K9 Email Filter and Blacklist
K9 E-mail Filter and Blacklist
This page exists solely to provide links related to Robin Keir’s excellent and free K9 E-mail Filter, which may be of use to my readers.
- Download K9
- Download the Help File (.chm)
- Download the PCRE Regular Expression engine
- Download my K9 blacklist file
About this Blacklist
A blacklist is, technically, a list of senders from whom you do not wish to receive e-mail messages. In K9, this meaning is extended significantly: a K9 blacklist is a list of rules – relating to sender, subject, content, etc – defining messages you do not wish to receive.
My blacklist file is provided at the link above, in the hope that it may be useful. I receive nearly 500 messages per day, of which approximately 85% are spam and 13% come from several mailing lists to which I subscribe.
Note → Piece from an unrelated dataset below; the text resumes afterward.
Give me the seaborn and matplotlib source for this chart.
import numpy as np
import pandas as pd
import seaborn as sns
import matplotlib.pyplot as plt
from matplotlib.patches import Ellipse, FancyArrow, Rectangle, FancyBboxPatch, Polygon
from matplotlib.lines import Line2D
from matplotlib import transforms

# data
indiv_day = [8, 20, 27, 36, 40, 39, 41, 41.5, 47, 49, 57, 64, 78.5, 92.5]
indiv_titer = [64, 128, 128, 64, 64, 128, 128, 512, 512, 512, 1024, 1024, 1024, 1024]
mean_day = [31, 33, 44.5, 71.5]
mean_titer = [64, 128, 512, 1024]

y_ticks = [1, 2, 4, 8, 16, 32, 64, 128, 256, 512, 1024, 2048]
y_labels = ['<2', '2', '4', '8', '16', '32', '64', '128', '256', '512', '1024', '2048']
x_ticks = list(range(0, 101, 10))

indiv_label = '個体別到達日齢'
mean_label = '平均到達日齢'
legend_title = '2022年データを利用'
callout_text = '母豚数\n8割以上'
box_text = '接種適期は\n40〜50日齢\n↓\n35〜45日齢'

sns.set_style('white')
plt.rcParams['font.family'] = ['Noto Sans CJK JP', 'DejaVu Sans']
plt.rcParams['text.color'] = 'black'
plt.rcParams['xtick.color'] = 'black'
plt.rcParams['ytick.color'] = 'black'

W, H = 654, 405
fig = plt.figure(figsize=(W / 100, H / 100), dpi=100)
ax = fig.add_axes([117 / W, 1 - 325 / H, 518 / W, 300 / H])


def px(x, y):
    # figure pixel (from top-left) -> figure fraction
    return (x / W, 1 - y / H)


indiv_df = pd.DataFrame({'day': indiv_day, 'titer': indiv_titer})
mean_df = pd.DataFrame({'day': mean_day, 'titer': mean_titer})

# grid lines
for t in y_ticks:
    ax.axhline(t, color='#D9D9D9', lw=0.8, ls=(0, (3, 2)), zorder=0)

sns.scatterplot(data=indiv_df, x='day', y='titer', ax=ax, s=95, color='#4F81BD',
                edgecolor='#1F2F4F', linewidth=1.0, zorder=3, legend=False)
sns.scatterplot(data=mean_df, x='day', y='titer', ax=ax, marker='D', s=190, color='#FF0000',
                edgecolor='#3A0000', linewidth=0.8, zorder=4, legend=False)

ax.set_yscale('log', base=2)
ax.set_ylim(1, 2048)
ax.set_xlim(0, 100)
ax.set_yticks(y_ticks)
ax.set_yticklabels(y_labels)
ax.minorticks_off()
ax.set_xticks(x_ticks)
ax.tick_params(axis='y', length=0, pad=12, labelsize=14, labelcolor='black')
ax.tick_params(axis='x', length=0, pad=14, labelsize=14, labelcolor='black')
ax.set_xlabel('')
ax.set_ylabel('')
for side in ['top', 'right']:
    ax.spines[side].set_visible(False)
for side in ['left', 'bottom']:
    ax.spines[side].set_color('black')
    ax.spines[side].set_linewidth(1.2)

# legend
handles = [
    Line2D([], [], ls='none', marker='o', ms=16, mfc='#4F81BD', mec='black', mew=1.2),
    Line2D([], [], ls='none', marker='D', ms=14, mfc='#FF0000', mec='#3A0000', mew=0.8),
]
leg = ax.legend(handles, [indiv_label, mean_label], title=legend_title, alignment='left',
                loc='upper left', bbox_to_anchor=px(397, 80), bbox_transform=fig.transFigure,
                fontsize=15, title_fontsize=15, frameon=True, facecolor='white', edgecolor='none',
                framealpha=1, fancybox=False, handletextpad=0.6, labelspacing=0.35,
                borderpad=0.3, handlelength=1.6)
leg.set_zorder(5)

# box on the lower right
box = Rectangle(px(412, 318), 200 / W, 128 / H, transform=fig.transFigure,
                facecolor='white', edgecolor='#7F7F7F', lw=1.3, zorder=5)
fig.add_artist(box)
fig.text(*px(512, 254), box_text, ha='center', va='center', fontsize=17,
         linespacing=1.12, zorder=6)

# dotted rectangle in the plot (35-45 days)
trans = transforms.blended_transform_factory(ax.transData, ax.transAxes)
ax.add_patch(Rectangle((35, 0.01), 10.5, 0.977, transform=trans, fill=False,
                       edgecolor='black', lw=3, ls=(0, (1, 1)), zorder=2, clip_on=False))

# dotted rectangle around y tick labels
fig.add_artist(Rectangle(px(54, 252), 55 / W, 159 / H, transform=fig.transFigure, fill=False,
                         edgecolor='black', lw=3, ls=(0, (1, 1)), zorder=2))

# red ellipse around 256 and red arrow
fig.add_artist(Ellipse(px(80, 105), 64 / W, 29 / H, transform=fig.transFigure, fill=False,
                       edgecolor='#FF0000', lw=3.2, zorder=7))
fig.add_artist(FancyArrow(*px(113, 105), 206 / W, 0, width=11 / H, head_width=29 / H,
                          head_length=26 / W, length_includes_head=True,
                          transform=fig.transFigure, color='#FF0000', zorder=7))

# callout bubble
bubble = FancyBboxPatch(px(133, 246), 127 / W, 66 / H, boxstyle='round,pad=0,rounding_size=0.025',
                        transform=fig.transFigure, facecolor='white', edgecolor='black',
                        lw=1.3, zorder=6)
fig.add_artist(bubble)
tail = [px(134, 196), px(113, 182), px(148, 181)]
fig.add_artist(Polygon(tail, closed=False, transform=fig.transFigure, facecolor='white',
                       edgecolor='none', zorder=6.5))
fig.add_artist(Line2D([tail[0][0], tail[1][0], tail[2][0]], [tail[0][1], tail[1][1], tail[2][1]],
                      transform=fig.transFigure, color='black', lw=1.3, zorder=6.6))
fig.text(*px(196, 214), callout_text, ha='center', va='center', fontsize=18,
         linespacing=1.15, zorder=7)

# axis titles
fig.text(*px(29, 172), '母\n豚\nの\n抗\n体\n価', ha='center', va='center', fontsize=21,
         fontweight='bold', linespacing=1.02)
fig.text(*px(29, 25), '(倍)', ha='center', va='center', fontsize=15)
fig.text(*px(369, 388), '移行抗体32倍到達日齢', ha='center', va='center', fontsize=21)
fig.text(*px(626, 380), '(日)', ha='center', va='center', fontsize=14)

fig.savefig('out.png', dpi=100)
That leaves only 2% of my traffic as non-mailing-list “ham,” or good e-mails. The blacklist I use catches 86.0% of my spam (77.7% of total message volume), leaving only 14.0% of the spam (12.7% of total volume) and a very small amount of non-spam for statistical processing by K9′s Bayesian filter.
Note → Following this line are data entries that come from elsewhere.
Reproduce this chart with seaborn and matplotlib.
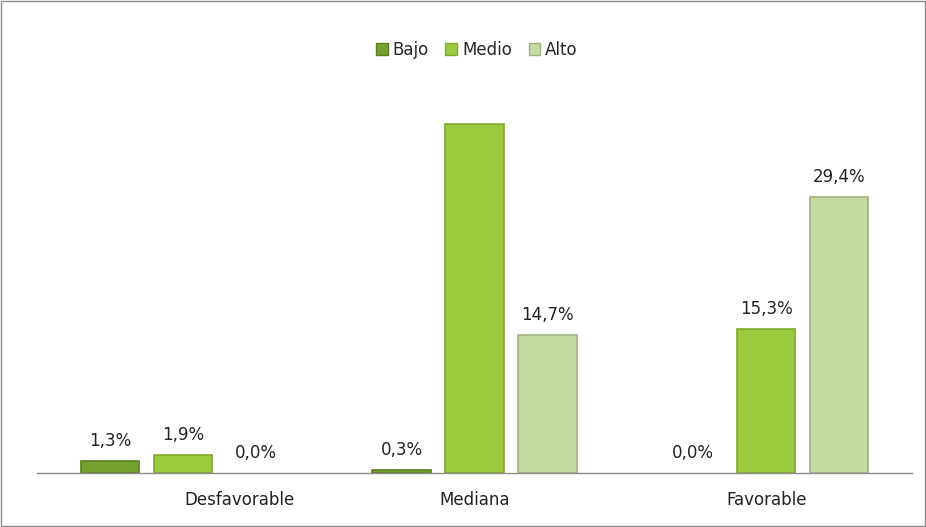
import pandas as pd
import seaborn as sns
import matplotlib.pyplot as plt
import matplotlib.transforms as mtransforms
from matplotlib.patches import Rectangle

# chart values
categories = ["Desfavorable", "Mediana", "Favorable"]
levels = ["Bajo", "Medio", "Alto"]
bajo = [1.3, 0.3, 0.0]
medio = [1.9, 37.1, 15.3]
alto = [0.0, 14.7, 29.4]
shown = [[True, True, True], [True, False, True], [True, True, True]]  # Mediana/Medio label not visible

colors = ["#74a02e", "#9cca3e", "#c5daa2"]
edges = ["#5a7f22", "#7fa92e", "#9fb282"]

rows = []
for lvl, vals in zip(levels, [bajo, medio, alto]):
    for cat, v in zip(categories, vals):
        rows.append({"Categoria": cat, "Nivel": lvl, "Valor": v})
df = pd.DataFrame(rows)

sns.set_style("white")
plt.rcParams['font.family'] = ['DejaVu Sans']

fig = plt.figure(figsize=(9.26, 5.27), dpi=100)
ax = fig.add_axes([0.04, 0.1025, 0.945, 0.7135])

sns.barplot(data=df, x="Categoria", y="Valor", hue="Nivel", order=categories,
            hue_order=levels, palette=colors, saturation=1, width=0.75, gap=0.2,
            legend=False, ax=ax)

for i, cont in enumerate(ax.containers):
    for bar in cont:
        bar.set_edgecolor(edges[i])
        bar.set_linewidth(1.2 if bar.get_height() > 0 else 0)
    labels = []
    for j, v in enumerate([bajo, medio, alto][i]):
        labels.append(f"{v:.1f}%".replace(".", ",") if shown[i][j] else "")
    ax.bar_label(cont, labels=labels, padding=8, fontsize=12, color="#222222")

ax.set_xlim(-0.5, 2.5)
ax.set_ylim(0, 40)
ax.set_xlabel("")
ax.set_ylabel("")
ax.set_yticks([])
ax.tick_params(axis="x", length=0, pad=13, labelsize=12, labelcolor="#222222")
for s in ["top", "right", "left"]:
    ax.spines[s].set_visible(False)
ax.spines["bottom"].set_color("#8c8c8c")
ax.spines["bottom"].set_linewidth(1.0)

# first category label sits further right in the original
lbl = ax.get_xticklabels()[0]
lbl.set_transform(lbl.get_transform() + mtransforms.ScaledTranslation(0.57, 0, fig.dpi_scale_trans))

handles = [Rectangle((0, 0), 1, 1, facecolor=c, edgecolor=e) for c, e in zip(colors, edges)]
fig.legend(handles, levels, loc="center", bbox_to_anchor=(0.515, 0.905), ncol=3,
           frameon=False, fontsize=12, handlelength=0.7, handleheight=0.7,
           handletextpad=0.3, columnspacing=1.0)

fig.patches.append(Rectangle((0.001, 0.001), 0.998, 0.998, transform=fig.transFigure,
                             fill=False, edgecolor="#8c8c8c", linewidth=1.0))

fig.savefig("out.png", dpi=100)
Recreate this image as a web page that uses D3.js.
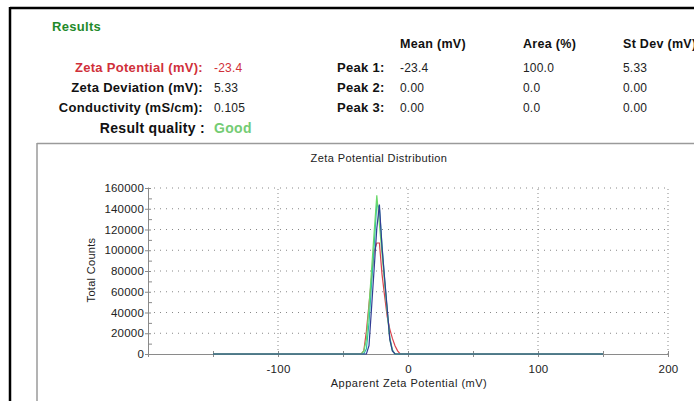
<!DOCTYPE html>
<html>
<head>
<meta charset="utf-8">
<script src="https://cdn.jsdelivr.net/npm/d3@7"></script>
<style>
  body { margin: 0; background: #fff; }
  svg { display: block; font-family: "Liberation Sans", Arial, sans-serif; }
</style>
</head>
<body>
<script>
// summary values
var summaryLabels = ['Zeta Potential (mV):', 'Zeta Deviation (mV):', 'Conductivity (mS/cm):'];
var summaryValues = ['-23.4', '5.33', '0.105'];
var peakLabels = ['Peak 1:', 'Peak 2:', 'Peak 3:'];
var peakHeaders = ['Mean (mV)', 'Area (%)', 'St Dev (mV)'];
var peakMean = ['-23.4', '0.00', '0.00'];
var peakArea = ['100.0', '0.0', '0.0'];
var peakStd = ['5.33', '0.00', '0.00'];

// distribution data (mV vs total counts), one array per run
var zetaMv = [-150, -38, -36, -34, -32, -30, -28, -26, -24, -22, -20, -18, -16, -14, -12, -10, -8, -6, -4, 150];
var run1 = [0, 0, 0, 3000, 22000, 48000, 74000, 99000, 107000, 107000, 77000, 56000, 36000, 24000, 15000, 8000, 3000, 0, 0, 0];
var run2 = [0, 0, 0, 0, 5000, 30000, 68000, 105000, 145000, 140000, 105000, 72000, 42000, 16000, 4000, 0, 0, 0, 0, 0];
var run3 = [0, 0, 0, 3000, 14000, 46000, 82000, 118000, 153000, 125000, 97000, 69000, 41000, 14000, 3000, 0, 0, 0, 0, 0];
var run4 = [0, 0, 0, 0, 0, 8000, 45000, 83000, 121000, 144000, 103000, 73000, 44000, 14000, 3000, 0, 0, 0, 0, 0];
var runColors = ['#d9434e', '#2bbfa8', '#6ad86a', '#313c94'];

var xTicks = [-200, -150, -100, -50, 0, 50, 100, 150, 200];
var xLabels = [-100, 0, 100, 200];
var yTicks = d3.range(0, 160001, 10000);
var yGrid = d3.range(20000, 160001, 20000);

var W = 694, H = 401;
var svg = d3.select('body').append('svg').attr('width', W).attr('height', H);

// frames
svg.append('line').attr('x1', 10).attr('x2', W).attr('y1', 8).attr('y2', 8).style('stroke', '#000').style('stroke-width', 2.5);
svg.append('line').attr('x1', 10).attr('x2', 10).attr('y1', 7).attr('y2', H).style('stroke', '#000').style('stroke-width', 2.5);
svg.append('line').attr('x1', 37).attr('x2', W).attr('y1', 143.5).attr('y2', 143.5).style('stroke', '#9a9a9a').style('stroke-width', 1.5);
svg.append('line').attr('x1', 37).attr('x2', 37).attr('y1', 143).attr('y2', H).style('stroke', '#9a9a9a').style('stroke-width', 1.5);

// results block
svg.append('text').attr('x', 52).attr('y', 31).text('Results')
  .style('font-size', '13px').style('font-weight', 'bold').style('fill', '#1f8a2a').style('letter-spacing', '0.3px');

var rowY = [72, 92, 112];
summaryLabels.forEach(function(s, i){
  svg.append('text').attr('x', 203).attr('y', rowY[i]).attr('text-anchor', 'end').text(s)
    .style('font-size', '13px').style('font-weight', 'bold').style('letter-spacing', '0.3px')
    .style('fill', i == 0 ? '#d0303a' : '#111');
  svg.append('text').attr('x', 214).attr('y', rowY[i]).text(summaryValues[i])
    .style('font-size', '12px').style('letter-spacing', '0.2px').style('fill', i == 0 ? '#d0303a' : '#222');
});
svg.append('text').attr('x', 205).attr('y', 133).attr('text-anchor', 'end').text('Result quality :')
  .style('font-size', '14px').style('font-weight', 'bold').style('letter-spacing', '0.3px').style('fill', '#111');
svg.append('text').attr('x', 214).attr('y', 133).text('Good')
  .style('font-size', '14px').style('font-weight', 'bold').style('letter-spacing', '0.3px').style('fill', '#74cc74');

var colX = [400, 523, 623];
peakHeaders.forEach(function(h, i){
  svg.append('text').attr('x', colX[i]).attr('y', 48).text(h)
    .style('font-size', '12.5px').style('font-weight', 'bold').style('letter-spacing', '0.3px').style('fill', '#111');
});
peakLabels.forEach(function(p, i){
  svg.append('text').attr('x', 337).attr('y', rowY[i]).text(p)
    .style('font-size', '13px').style('font-weight', 'bold').style('letter-spacing', '0.3px').style('fill', '#111');
  [peakMean, peakArea, peakStd].forEach(function(col, j){
    svg.append('text').attr('x', colX[j]).attr('y', rowY[i]).text(col[i])
      .style('font-size', '12px').style('letter-spacing', '0.2px').style('fill', '#222');
  });
});

// chart
var x = d3.scaleLinear().domain([-200, 200]).range([148, 668]);
var y = d3.scaleLinear().domain([0, 160000]).range([354, 188]);

svg.append('text').attr('x', 379).attr('y', 162).attr('text-anchor', 'middle')
  .text('Zeta Potential Distribution').style('font-size', '11px').style('letter-spacing', '0.4px').style('fill', '#222');

// grid
svg.append('g').selectAll('line').data(yGrid).enter().append('line')
  .attr('x1', x(-200)).attr('x2', x(200)).attr('y1', function(d){ return y(d); }).attr('y2', function(d){ return y(d); })
  .style('stroke', '#888').style('stroke-dasharray', '1,5');
svg.append('g').selectAll('line').data(xLabels).enter().append('line')
  .attr('x1', function(d){ return x(d); }).attr('x2', function(d){ return x(d); }).attr('y1', y(0)).attr('y2', y(160000))
  .style('stroke', '#888').style('stroke-dasharray', '1,3');

// axes
var xAxis = svg.append('g').attr('transform', 'translate(0,' + y(0) + ')')
  .call(d3.axisBottom(x).tickValues(xTicks).tickSize(3)
    .tickFormat(function(d){ return xLabels.indexOf(d) >= 0 ? d : ''; }));
xAxis.selectAll('line').attr('y1', -3).attr('y2', 3);
xAxis.selectAll('text').attr('y', 11).style('font-size', '11.5px').style('letter-spacing', '0.3px')
  .style('fill', '#222').style('font-family', '"Liberation Sans", Arial, sans-serif');

var yAxis = svg.append('g').attr('transform', 'translate(' + x(-200) + ',0)')
  .call(d3.axisLeft(y).tickValues(yTicks).tickSize(3)
    .tickFormat(function(d){ return d % 20000 == 0 ? d : ''; }));
yAxis.selectAll('.tick line').attr('x1', function(d){ return d % 20000 == 0 ? -3 : 0; })
  .attr('x2', function(d){ return d % 20000 == 0 ? 3 : 4; });
yAxis.selectAll('text').attr('x', -4).style('font-size', '11.5px').style('letter-spacing', '0.2px')
  .style('fill', '#222').style('font-family', '"Liberation Sans", Arial, sans-serif');
svg.selectAll('.domain, .tick line').style('stroke', '#8a8a8a');

svg.append('text').attr('transform', 'translate(95,270) rotate(-90)').attr('text-anchor', 'middle')
  .text('Total Counts').style('font-size', '11px').style('letter-spacing', '0.3px').style('fill', '#222');
svg.append('text').attr('x', 409).attr('y', 387).attr('text-anchor', 'middle')
  .text('Apparent Zeta Potential (mV)').style('font-size', '11px').style('letter-spacing', '0.5px').style('fill', '#222');

// series
var line = d3.line().x(function(d, i){ return x(zetaMv[i]); }).y(function(d){ return y(d); });
[run1, run2, run3, run4].forEach(function(r, i){
  svg.append('path').datum(r).attr('d', line)
    .style('fill', 'none').style('stroke', runColors[i]).style('stroke-width', 1.2);
});
</script>
</body>
</html>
[NOTE: The above information is very old and has been changing rapidly. I now get well over 1,000 spams per day (1,500+ in July 2008), and spammers are apparently having to get a little more creative. The spam tactics which are currently popular are designed to throw off Bayesian filters, but a simple Bayesian filter can still do very well. In any case, please take everything that follows with a grain of salt.]
Overall, if you train K9 properly, you should be able to get 99.5% or better, with only about 0.1% false positives. With this blacklist and a corresponding whitelist, I am getting far better than 99.9% accuracy. These are just my statistics; your results may vary, depending on the composition of your e-mail traffic. Actual stats through 11:48 AM, 4/24/2004:
|Since Thu Apr 01 2004 02:30:03 PM
|Since Fri Feb 13 2004 12:45:25 PM
|Total number of emails processed||11,116
|Number of Good emails processed||1,063
|Number of Spam emails processed||10,053
|Percentage of emails that matched whitelist rules||8.88%||13.83%|
|Percentage of emails that matched blacklist rules||77.74%||63.76%|
|Number of emails re-classified to Good||0||2|
|Number of emails re-classified to Spam||2||12|
|Percentage emails misidentified as Spam (false positives)||0.000%||0.023%|
|Percentage emails misidentified as Good (false negatives)||0.018%||0.039%|
DISCLAIMER: These stats are SLIGHTLY inflated through my whitelisting policy (though not intentionally), as three special cases were false positives not reflected in these stats:
- a legitimate e-mail from PayPal (imagine that!),
- a handful of (often poorly written) contacts from a site I manage sent directly to an e-mail address (not through a web form),
- and an e-mail from a friend in Bolivia, who had not written in almost five years.
If you want to be really picky, then, my accuracy since April 1 was actually about 99.901%. All of the above cases are now handled correctly, though; this goes to show the importance of using a whitelist if you’re going to use an aggressive blacklist.
The blacklist offered makes extensive use of regular expressions, or regexes. You need to download the PCRE Regular Expression engine in order to use regexes in K9.
Note: I have not provided my personal whitelist, because it wouldn’t do anybody else any good. The people, groups, and lists whose e-mails I always want are most likely not those people, groups, and lists that interest you. The best way to use this blacklist is by developing your own whitelist, using the context menus (right click menus) in K9.